Aksi demonstrasi mahasiswa yang kerap dilakukan mahasiswa pun terkesan belum maksimal membawa perubahan. Meskipun sangat perlu kita apresiasi, karena orang-orang tersebut adalah mahasiswa yang masih mau berpanas-panas membela rakyat Indonesia. Namun, cukup disayangkan ketika aksi hanya menjadi tradisi tanpa ada hal yang benar-benar mendasari. Lebih sering berujung anarki tanpa berakhir dengan solusi. Memaksakan diri padahal belum dengan seksama dikritisi. Semoga aksi-aksi selanjutnya bisa lebih aspiratif dan membawa kebaikan.

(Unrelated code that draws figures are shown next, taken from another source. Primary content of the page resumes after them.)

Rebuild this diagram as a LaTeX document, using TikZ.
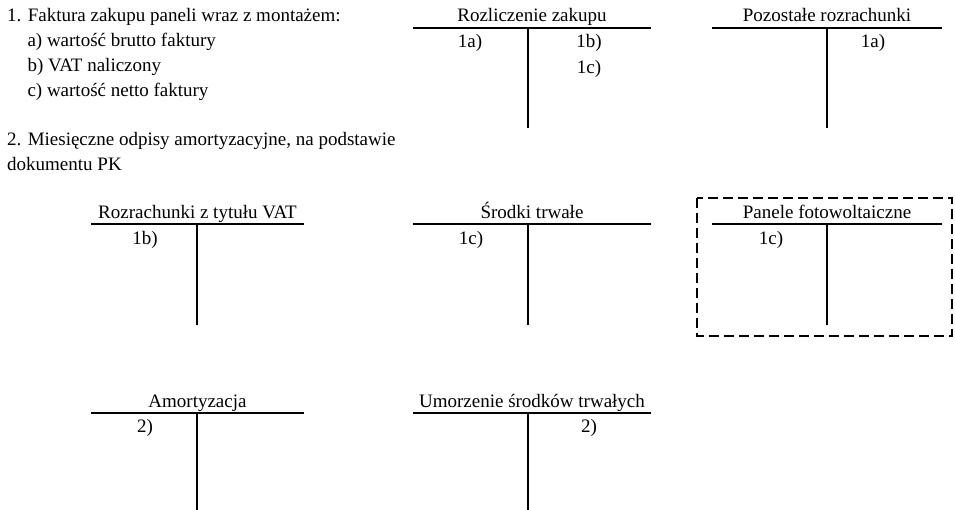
\documentclass[tikz,border=0pt]{standalone}
\usepackage{fontspec}
\setmainfont{Liberation Serif}
\usetikzlibrary{positioning}
\begin{document}
\begin{tikzpicture}
                [x=1pt, y=-1pt,
                font=\fontsize{19}{24.7}\selectfont,
                dsty/.style={anchor=base west, inner sep=0pt},
                tsty/.style={anchor=base, inner sep=0pt},
                esty/.style={anchor=base, inner sep=0pt},
                lsty/.style={line width=2pt},
                bsty/.style={line width=2.5pt, dash pattern=on 10pt off 5pt}]
                \useasboundingbox (0,0) rectangle (955,510);
                % operations
                \node[dsty] (op1)  at (7,21.7)    {1. Faktura zakupu paneli wraz z montażem:};
                \node[dsty] (op1a) at (27.3,46.7) {a) wartość brutto faktury};
                \node[dsty] (op1b) at (27.3,71.4) {b) VAT naliczony};
                \node[dsty] (op1c) at (27.3,96.1) {c) wartość netto faktury};
                \node[dsty] (op2)  at (7,146)     {2. Miesięczne odpisy amortyzacyjne, na podstawie};
                \node[dsty] (op2b) at (7,170.7)   {dokumentu PK};
                % accounts, row 1
                \node[tsty] (rz) at (532,22) {Rozliczenie zakupu};
                \draw[lsty] (413,27.6) -- (651,27.6);
                \draw[lsty] (528,27.6) -- (528,128);
                \node[esty] (rz-1a) at (470,47.8) {1a)};
                \node[esty] (rz-1b) at (589,47.8) {1b)};
                \node[esty] (rz-1c) at (589,74)   {1c)};
                \node[tsty] (pr) at (827,22) {Pozostałe rozrachunki};
                \draw[lsty] (712,27.6) -- (942,27.6);
                \draw[lsty] (827,27.6) -- (827,128);
                \node[esty] (pr-1a) at (873,47.8) {1a)};
                % accounts, row 2
                \node[tsty] (vat) at (197.5,219) {Rozrachunki z tytułu VAT};
                \draw[lsty] (91,224.5) -- (304,224.5);
                \draw[lsty] (197,224.5) -- (197,325);
                \node[esty] (vat-1b) at (145,244.5) {1b)};
                \node[tsty] (st) at (532,219) {Środki trwałe};
                \draw[lsty] (413,224.5) -- (651,224.5);
                \draw[lsty] (528,224.5) -- (528,325);
                \node[esty] (st-1c) at (471,244.5) {1c)};
                \node[tsty] (pf) at (827,219) {Panele fotowoltaiczne};
                \draw[lsty] (712,224.5) -- (942,224.5);
                \draw[lsty] (827,224.5) -- (827,325);
                \node[esty] (pf-1c) at (771,244.5) {1c)};
                \draw[bsty] (697,198) rectangle (952,336);
                % accounts, row 3
                \node[tsty] (am) at (197.5,407.2) {Amortyzacja};
                \draw[lsty] (91,412.7) -- (304,412.7);
                \draw[lsty] (197,412.7) -- (197,510);
                \node[esty] (am-2) at (145,432.7) {2)};
                \node[tsty] (um) at (532,407.2) {Umorzenie środków trwałych};
                \draw[lsty] (413,412.7) -- (651,412.7);
                \draw[lsty] (528,412.7) -- (528,510);
                \node[esty] (um-2) at (589,432.7) {2)};
            \end{tikzpicture}
\end{document}
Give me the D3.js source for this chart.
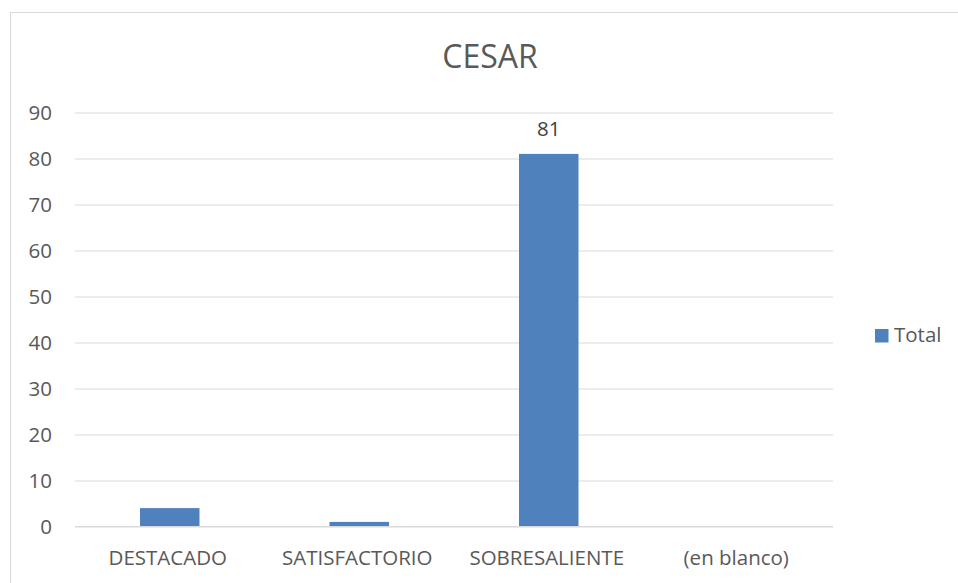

Tidak dapat dipungkiri sistem yang ada membuat kita terbuai dan makin jauh dengan masyarakat. Kita masih terbuai keromantisan perjuangan. Mengelu-elukan prestasi mahasiswa masa silam yang lekat dengan titel agen perubahan. Saya takut kita sedang mengidap waham. Waham, karena setiap hari kita merasa bagian dari pembuat perubahan, penyambung lidah rakyat, dan pembela kebenaran. Padahal, sudahkah kita peduli dengan keadaan di sekitar kita? Sudah sedekat apa kita dengan masyarakat? Perubahan apa yang telah kau upayakan? Siapa tahu itu hanya khayalan kita belaka.
Salah satu contohnya, isu LGBT yang sedang beredar akhir-akhir ini seakan-akan luput dari radar informasi mahasiswa. Sangat miris jika ilmu yang kita pelajari seakan tidak ada koneksi dengan masalah di dunia nyata. Mana suara mahasiswa ber-IP tinggi yang mungkin sudah khatam buku-buku terkait kesehatan jiwa atau gangguan seksual. Kalau bukan kita yang punya akses ilmu lebih yang memberi pencerahan pada bangsa ini, mau siapa lagi?. Berharap pada pemerintah saja tidak cukup. Kemenkes masih bergelut dengan wabah difteri yang muncul kembali setelah gempuran gerakan anti vaksin. Ngomong-ngomong tentang gerakan anti vaksin yang mungkin menjadi biang keladi wabah difteri yang sedang terjadi. Saya pernah berpikir, mungkin ini terjadi karena dunia dipenuhi dengan berita hoaks dan berita salah tanpa ada yang mengklarifikasi. Bisa jadi sikap tidak peduli kita yang menyebabkan masyarakat yang kebingungan jadi salah menelan informasi. Mungkin jika saat yang lalu seluruh mahasiswa bikin pencerdasan massal dan bikin gerakan yang melawan kelompok anti vaksin, kejadian luar biasa ini tidak akan terjadi. Mungkin…
Sekarang kita sangatlah eksis, jauh dibanding pejuang-pejuang kita di masa dulu. Sekarang curahan hati tentang mantan saja sudah ribuan yang melihat dan di-like. Entah like itu maksudnya memberi dukungan moril, atau suka kalau orang tersebut jomblo. Bandingkan dengan pejuang dahulu yang membagikan tulisan tentang rasa galau akan masa depan bangsa hanya didengar segelintir teman nongkrong. Hal-hal seperti cinta, barang elektronik baru, atau lagu baru lebih disukai dan lebih aman untuk kita suarakan. Membuat kita lebih eksis daripada kritis membahas isu-isu yang bermakna.
Nah sekarang, apakah eksis saja sudah cukup? Padahal sekali kita share status, akan ada ribuan bahkan jutaan yang membaca. Ternyata eksisnya kita itu tidak serta merta menjadikan kita agen perubahan. Ternyata mahasiswa ‘zaman old’ yang malah lebih sukses membawa perubahan, padahal komunikasi antar pergerakan saja masih harus surat-suratan. Demonstrasi besar-besaran dulu tidak mungkin dishare via grup WA ataupun Line. Pasti butuh effort yang sangat ekstra agar semua orang tahu tentang apa yang mereka suarakan.
Di sini penulis mengajak mahasiswa yang sudah eksis ataupun belum untuk belajar menjadi lebih kritis. Karena dengan menjadi kritis, eksistensi kita akan membawa kebaikan yang lebih masif. Dunia maya butuh kita. Mari kita pertajam kepekaan dan sikap kritis kita terhadap keadaan di sekitar. Lalu kita sebarkan ilmu kita, agar menjadi penerang di kegelapan. Seperti filosofi gelas, tidak ada gelas yang benar-benar kosong. Jika tidak diisi air maka ia akan terisi dengan udara. Begitu pula dunia maya, jika tidak kita isi dengan berita baik, maka sudah pasti akan terisi dengan keburukan-keburukan. Ayo, eksis plus kritis biar tidak apatis apalagi anarkis.
“Buka mata, lalu lihatlah dunia. Sadarlah bumi masih butuh kita… Buka hati, lalu perbaiki diri, karena ujian dari-Nya berawal dari sini.